__TASK OBJECTIVE__
Below is a listing; print exactly its lines from the one containing "Rebuild this chart" down to the one containing "import plotly.graph_objects as go", both inclusive, with every picture left out.

(Entries with chart source code)
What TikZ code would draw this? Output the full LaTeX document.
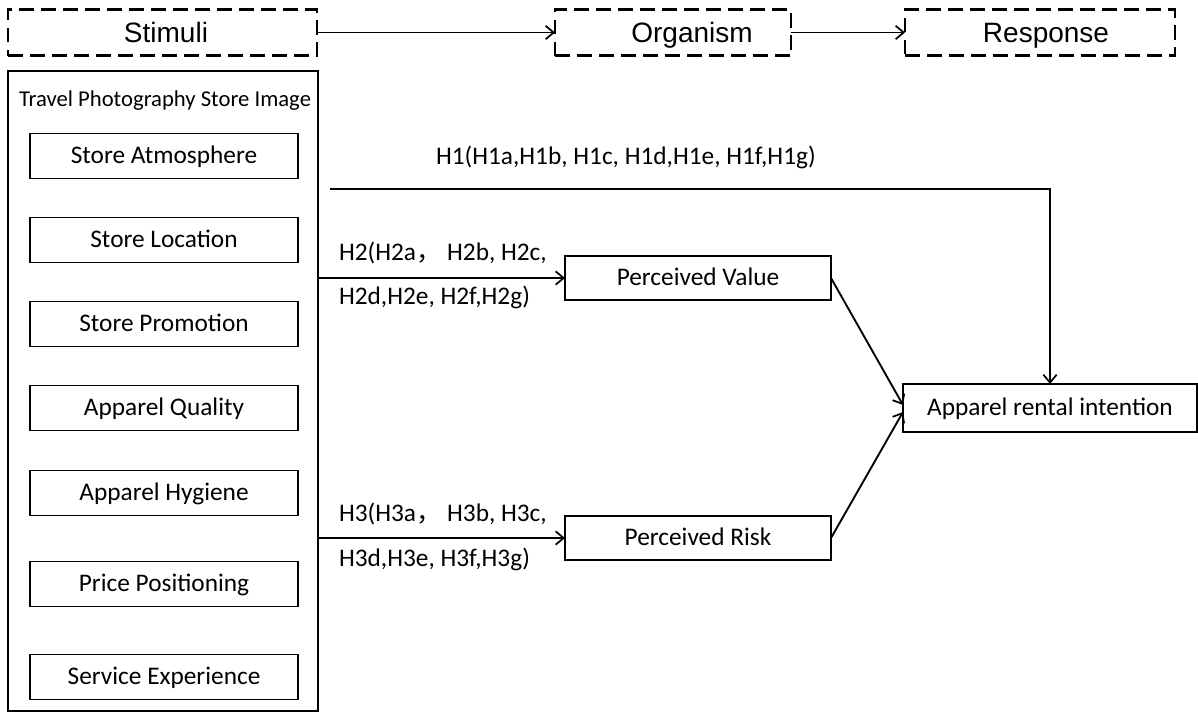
\documentclass[tikz,border=0pt]{standalone}
\usepackage{fontspec}
\setmainfont{Carlito}
\newfontfamily\hdr{Liberation Sans}
\newfontfamily\cjk{Noto Sans CJK SC}
\usetikzlibrary{arrows.meta}
\def\pxu{0.75pt}
\begin{document}
\begin{tikzpicture}[x=0.75pt,y=-0.75pt,
  every node/.style={inner sep=0pt,outer sep=0pt},
  dbox/.style={draw,line width=1.6pt,dash pattern=on 11pt off 5.5pt,minimum height=46*\pxu},
  htxt/.style={font=\hdr\fontsize{21pt}{25pt}\selectfont,anchor=base},
  sbox/.style={draw,line width=1.4pt,font=\fontsize{19pt}{23pt}\selectfont,text height=14pt,text depth=3pt},
  lbl/.style={font=\fontsize{19pt}{23pt}\selectfont,text height=13pt,text depth=4pt},
  arr/.style={line width=1.4pt,-{Straight Barb[length=6pt,width=10pt,line width=1.3pt]}},
  ln/.style={line width=1.4pt}]
\useasboundingbox (0,0) rectangle (1198,715);
% header
\node[dbox,minimum width=309*\pxu] (stim) at (162.5,32.5) {};
\node[dbox,minimum width=236*\pxu] (org) at (673,32.5) {};
\node[dbox,minimum width=270*\pxu] (resp) at (1040,32.5) {};
\node[htxt] (stimt) at (166,42.7) {Stimuli};
\node[htxt] (orgt) at (692,42.7) {Organism};
\node[htxt] (respt) at (1046,42.7) {Response};
\draw[arr] (stim) -- (org);
\draw[arr] (org) -- (resp);
% big box
\node[sbox,minimum width=310*\pxu,minimum height=640*\pxu] (big) at (163,391) {};
\node[font=\fontsize{17pt}{20pt}\selectfont] (title) at (165,101) {Travel Photography Store Image};
\node[sbox,minimum width=268*\pxu,minimum height=45*\pxu] (s1) at (164,156) {Store Atmosphere};
\node[sbox,minimum width=268*\pxu,minimum height=45*\pxu] (s2) at (164,240) {Store Location};
\node[sbox,minimum width=268*\pxu,minimum height=45*\pxu] (s3) at (164,324) {Store Promotion};
\node[sbox,minimum width=268*\pxu,minimum height=45*\pxu] (s4) at (164,408) {Apparel Quality};
\node[sbox,minimum width=268*\pxu,minimum height=45*\pxu] (s5) at (164,493) {Apparel Hygiene};
\node[sbox,minimum width=268*\pxu,minimum height=45*\pxu] (s6) at (164,584) {Price Positioning};
\node[sbox,minimum width=268*\pxu,minimum height=45*\pxu] (s7) at (164,677) {Service Experience};
% organism and response
\node[sbox,minimum width=266*\pxu,minimum height=44*\pxu] (pv) at (698,278) {Perceived Value};
\node[sbox,minimum width=266*\pxu,minimum height=44*\pxu] (pr) at (698,538) {Perceived Risk};
\node[sbox,minimum width=294*\pxu,minimum height=48*\pxu] (ari) at (1050,408) {Apparel rental intention};
% H1
\coordinate (h1s) at (330,189);
\draw[arr] (h1s) -| (ari.north);
\node[lbl,anchor=west] (h1) at (436,158) {H1(H1a,H1b, H1c, H1d,H1e, H1f,H1g)};
% H2
\draw[arr] (big.east |- pv) -- (pv.west);
\node[lbl,anchor=west] (h2a) at (339,254) {H2(H2a{\cjk ，} H2b, H2c,};
\node[lbl,anchor=west] (h2b) at (339,298) {H2d,H2e, H2f,H2g)};
% H3
\draw[arr] (big.east |- pr) -- (pr.west);
\node[lbl,anchor=west] (h3a) at (339,515) {H3(H3a{\cjk ，} H3b, H3c,};
\node[lbl,anchor=west] (h3b) at (339,560) {H3d,H3e, H3f,H3g)};
% to ARI
\draw[arr] (pv.east) -- ([yshift=2.25pt]ari.west);
\draw[arr] (pr.east) -- ([yshift=-3pt]ari.west);
\end{tikzpicture}
\end{document}
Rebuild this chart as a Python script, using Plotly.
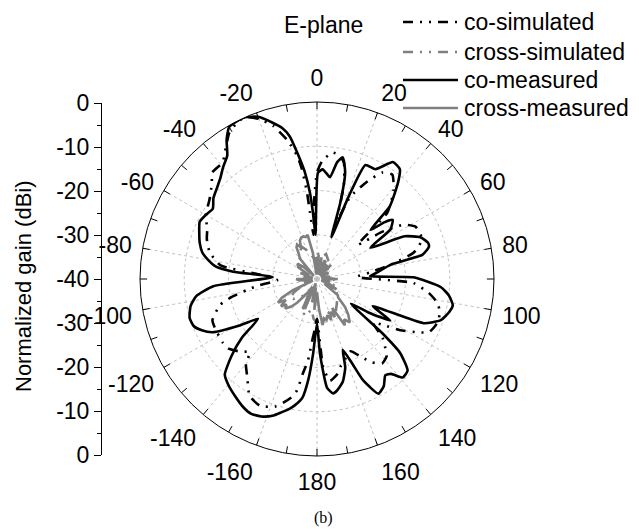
import plotly.graph_objects as go

# ---- radiation pattern data (angle in degrees, normalized gain in dBi) ----
theta_co_meas = [-180, -177, -175, -173, -170, -168, -165, -162, -158, -154, -150, -145, -140, -136,
                 -132, -128, -124, -121, -117, -114, -111, -107, -102, -98, -94, -87.5, -85, -83,
                 -80, -77, -73, -68.5, -64, -60, -56, -52, -48, -44, -40, -36, -33, -30, -27, -24,
                 -20, -16, -13, -10.8, -8.7, -6.5, -4.7, -3.5, -2, 0.5, 3, 5, 7.3, 9.8, 12, 14.8,
                 17, 19, 21, 23, 28, 33, 37, 40, 45, 47.5, 50, 52, 56, 59.7, 64, 68, 72, 74, 77,
                 79, 84, 87, 89, 93.7, 97, 100.9, 104, 108.4, 112.5, 116, 119.5, 123, 126, 129.7,
                 131.7, 135.3, 139, 142, 144.7, 148, 151.8, 155.5, 157.4, 160, 162.3, 166, 169.8,
                 172, 174.7, 177.7, 180]
gain_co_meas = [-30, -23, -17, -13, -11, -10, -8.8, -7.5, -6.5, -6.1, -6.6, -7.7, -8.8, -10,
                -14, -18.5, -23.9, -19.6, -13.5, -11.5, -10.2, -9.9, -10.8, -12.5, -16.5, -30, -21, -17,
                -15, -13.4, -12.3, -11.4, -10.5, -11, -11.6, -10.3, -9.5, -8.5, -7, -5.5, -2.5, -0.3, 0, 0,
                -1, -3.2, -5, -7.2, -11.5, -15.7, -20.4, -25, -30, -16, -15.2, -16, -16.8, -13.2, -11.9, -15.1,
                -22, -30, -20, -12, -11.9, -8.5, -8.9, -11.5, -16.7, -23.6, -20, -18.3, -20, -26, -18, -14.8, -13.6, -13.7, -15.5,
                -23, -26.4, -28, -18.2, -12, -10, -8.75, -9.2, -10.5, -13.9, -26, -21, -26, -30.5, -20.8,
                -14.8, -10.9, -10.5, -12.8, -13.3, -11.5, -10.6, -14.8, -19.3, -23, -19, -16, -14.4,
                -13.9, -15.3, -23, -30]

theta_co_sim = [-180, -177, -176, -173.7, -171.5, -169.8, -167.2, -161.7, -155.7, -150, -145, -140,
                -137.5, -133, -128, -124, -116, -111.5, -105, -102, -99, -96, -92, -88, -85, -82,
                -76, -70, -65.8, -60, -53.6, -48, -44.5, -39, -35, -31, -27, -24, -20, -16, -12,
                -9, -7.8, -6.6, -6, -4.5, -2, 0, 2.4, 6.8, 10, 13, 16, 19, 22, 27.3, 31.5, 35.8,
                41.1, 46.7, 50, 54, 57.9, 62, 67, 70.7, 74.8, 79, 83, 87, 92.4, 97.2, 101.3, 105,
                108.7, 112, 115.5, 117.9, 121.6, 125, 128, 132, 135.4, 138, 142.3, 146.5, 150, 155,
                160, 165, 168, 172.7, 176, 180]
gain_co_sim = [-31, -28, -26.8, -21.5, -18.4, -14.4, -12.3, -9.6, -8.6, -9.5, -12.6, -15,
               -17.5, -16, -14.5, -14.3, -14.4, -14.6, -17.3, -20.2, -23.9, -27, -31, -30, -26, -18,
               -15, -13.5, -12.8, -11, -9.8, -8, -6.25, -6.1, -4, -1.5, -0.3, 0, -1.5, -4, -8,
               -12, -15, -20.3, -24.9, -30, -22, -16, -13.4, -11.2, -11.5, -13, -18, -26, -20, -15.2, -11.8, -10.9,
               -13.7, -18.2, -28, -22, -16.9, -14.8, -14.5, -15.2, -17.4, -23, -28, -31, -18.2, -14.5, -12.2, -11.3,
               -11, -11.3, -12, -14.3, -17.9, -22, -24, -20, -18, -16.5, -15.9, -17.4, -19.5, -22,
               -21, -19.5, -18, -16.8, -20, -31]

theta_cross_meas = [-180, -175, -172, -168, -164, -158, -154, -150, -145, -140, -137, -133, -130,
                    -127, -124, -121, -118, -115, -112, -105, -100, -95, -90, -86, -80, -75, -70,
                    -64, -58, -52, -48, -44, -40, -36, -33, -30, -27, -24, -21, -18, -15, -12, -9,
                    -6, -3, 0, 4, 8, 12, 16, 22, 26, 30, 35, 40, 45, 50, 60, 70, 80, 86, 90, 95, 100,
                    106, 112, 118, 123, 128, 131, 135, 139, 143, 146, 149, 152, 155, 158, 161, 164,
                    167, 170, 173, 176, 180]
gain_cross_meas = [-37, -33, -38, -34.6, -39, -33, -32.6, -38, -36, -33, -31.5, -30.2, -31,
                   -29.8, -31.5, -29.7, -31, -34, -39, -37, -39, -36, -35.3, -39, -37, -39, -36,
                   -38, -35, -34.4, -36, -39, -34, -33, -31.5, -31, -32, -30.5, -30, -29.9, -30.2, -29.8, -34,
                   -39, -35, -38, -34.5, -39, -35, -38, -35.7, -35.5, -39, -36, -38, -35.5, -39, -37, -39, -37, -39, -35.3, -39, -37,
                   -39, -37, -35, -38, -34, -33.7, -31, -29.2, -27.7, -29, -27.8, -32.6, -30.5, -32, -30.2, -31.5,
                   -30.5, -31, -29.5, -33, -37]

theta_cross_sim = [-180, -175, -170, -165, -160, -155, -150, -140, -130, -125, -120, -110, -100,
                   -90, -80, -70, -60, -50, -40, -30, -25, -20, -10, 0, 10, 20, 30, 40, 50, 60, 70,
                   80, 90, 100, 110, 120, 130, 140, 150, 160, 170, 180]
gain_cross_sim = [-30, -31, -33, -32, -31.2, -34, -36, -35, -33, -32.5, -34, -37, -38,
                  -36, -38, -37, -36, -35, -34, -32.5, -32, -33, -35, -34, -35, -34, -35, -36, -37, -38, -37,
                  -38, -36, -37, -36, -35, -34, -33, -31.5, -32, -30.5, -30]

# angular ticks every 10 degrees, labels every 20 (shown as -160..180)
angle_ticks = list(range(0, 360, 10))
angle_labels = [("" if a % 20 else str(a if a <= 180 else a - 360)) for a in angle_ticks]

gain_ticks = [-40, -30, -20, -10, 0, 10, 20, 30, 40]
gain_labels = ["0", "-10", "-20", "-30", "-40", "-30", "-20", "-10", "0"]

R_MIN, R_MAX = -40, 0
W, H = 639, 529
FONT = "Liberation Sans, Arial, sans-serif"
FS = 23
GRAY = "#808080"
DASHDOT = "10px,7px,2px,7px,2px,7px"

fig = go.Figure()

# dashed spokes every 20 degrees
spoke_t, spoke_r = [], []
for a in range(-160, 181, 20):
    spoke_t += [a, a, None]
    spoke_r += [R_MIN, R_MAX, None]
fig.add_trace(go.Scatterpolar(theta=spoke_t, r=spoke_r, mode="lines",
                              line=dict(color="#c0c0c0", width=1, dash="3px,3px"),
                              hoverinfo="skip", showlegend=False))

series = [
    ("cross-simulated", theta_cross_sim, gain_cross_sim, GRAY, DASHDOT, "linear"),
    ("cross-measured", theta_cross_meas, gain_cross_meas, GRAY, "solid", "linear"),
    ("co-simulated", theta_co_sim, gain_co_sim, "black", DASHDOT, "spline"),
    ("co-measured", theta_co_meas, gain_co_meas, "black", "solid", "spline"),
]
for name, th, g, col, dash, shape in series:
    fig.add_trace(go.Scatterpolar(theta=th, r=g, mode="lines", name=name,
                                  line=dict(color=col, width=2.6, dash=dash, shape=shape, smoothing=0.5),
                                  showlegend=False))

# inward tick marks on the outer circle
tick_t, tick_r = [], []
for a in angle_ticks:
    tick_t += [a, a, None]
    tick_r += [R_MAX - 1.6, R_MAX, None]
fig.add_trace(go.Scatterpolar(theta=tick_t, r=tick_r, mode="lines",
                              line=dict(color="black", width=1),
                              hoverinfo="skip", showlegend=False))

# invisible anchor for the linear gain scale on the left
fig.add_trace(go.Scatter(x=[0], y=[0], mode="markers", marker=dict(opacity=0),
                         hoverinfo="skip", showlegend=False))

cx0, cx1 = 140 / W, 494 / W
cy0, cy1 = 1 - 456 / H, 1 - 102 / H

fig.update_layout(
    width=W, height=H,
    margin=dict(l=0, r=0, t=0, b=0, autoexpand=False),
    showlegend=False,
    paper_bgcolor="white", plot_bgcolor="white",
    font=dict(family=FONT, size=FS, color="black"),
    polar=dict(
        domain=dict(x=[cx0, cx1], y=[cy0, cy1]),
        bgcolor="white",
        radialaxis=dict(range=[R_MIN, R_MAX], tickvals=[-30, -20, -10], showticklabels=False,
                        ticks="", showline=False, showgrid=True, gridcolor="#c0c0c0",
                        griddash="3px,3px", gridwidth=1),
        angularaxis=dict(direction="clockwise", rotation=90, tickmode="array",
                         tickvals=angle_ticks, ticktext=angle_labels, ticks="outside",
                         ticklen=6, tickcolor="rgba(0,0,0,0)", showgrid=False, showline=True,
                         linecolor="black", linewidth=1,
                         tickfont=dict(family=FONT, size=FS, color="black")),
    ),
    xaxis=dict(domain=[102 / W, 110 / W], visible=False, range=[-1, 1], automargin=False),
    yaxis=dict(domain=[1 - 455 / H, 1 - 103 / H], range=[-40, 40], tickmode="array",
               tickvals=gain_ticks, ticktext=gain_labels, ticks="outside", ticklen=7,
               tickcolor="black", showline=True, linecolor="black", linewidth=1,
               showgrid=False, zeroline=False, automargin=False,
               minor=dict(ticks="outside", ticklen=4, tickmode="linear", tick0=0, dtick=5,
                          tickcolor="black", showgrid=False),
               tickfont=dict(family=FONT, size=FS, color="black")),
)

# axis title for the linear gain scale
fig.add_annotation(text="Normalized gain (dBi)", x=23 / W, y=1 - 286 / H, xref="paper", yref="paper",
                   textangle=-90, showarrow=False, font=dict(family=FONT, size=22),
                   xanchor="center", yanchor="middle")

# title of the cut and legend entries
fig.add_annotation(text="E-plane", x=323 / W, y=1 - 25 / H, xref="paper", yref="paper",
                   showarrow=False, font=dict(family=FONT, size=FS), xanchor="center", yanchor="middle")

legend_rows = [("co-simulated", "black", DASHDOT, 22),
               ("cross-simulated", GRAY, DASHDOT, 52),
               ("co-measured", "black", "solid", 80),
               ("cross-measured", GRAY, "solid", 108)]
for label, col, dash, ypx in legend_rows:
    yp = 1 - ypx / H
    fig.add_shape(type="line", xref="paper", yref="paper", x0=403 / W, x1=458 / W, y0=yp, y1=yp,
                  line=dict(color=col, width=2.6, dash=dash))
    fig.add_annotation(text=label, x=462 / W, y=yp, xref="paper", yref="paper", showarrow=False,
                       xanchor="left", yanchor="middle", font=dict(family=FONT, size=FS))

fig.add_annotation(text="(b)", x=323 / W, y=1 - 518 / H, xref="paper", yref="paper",
                   showarrow=False, font=dict(family="Liberation Serif, Times New Roman, serif", size=16),
                   xanchor="center", yanchor="middle")

fig.write_html("out.html")
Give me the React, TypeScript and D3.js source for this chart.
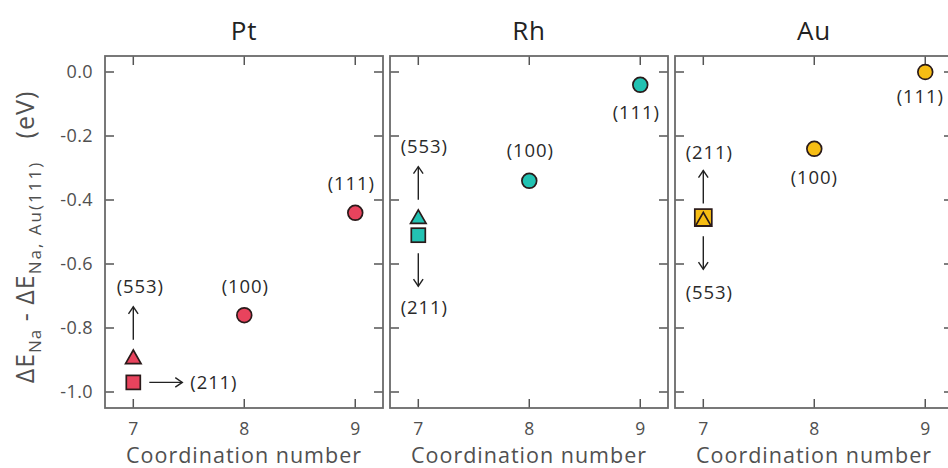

__THE COMPLETED TASK__
Rebuild this chart as a Python script, using Plotly.
import plotly.graph_objects as go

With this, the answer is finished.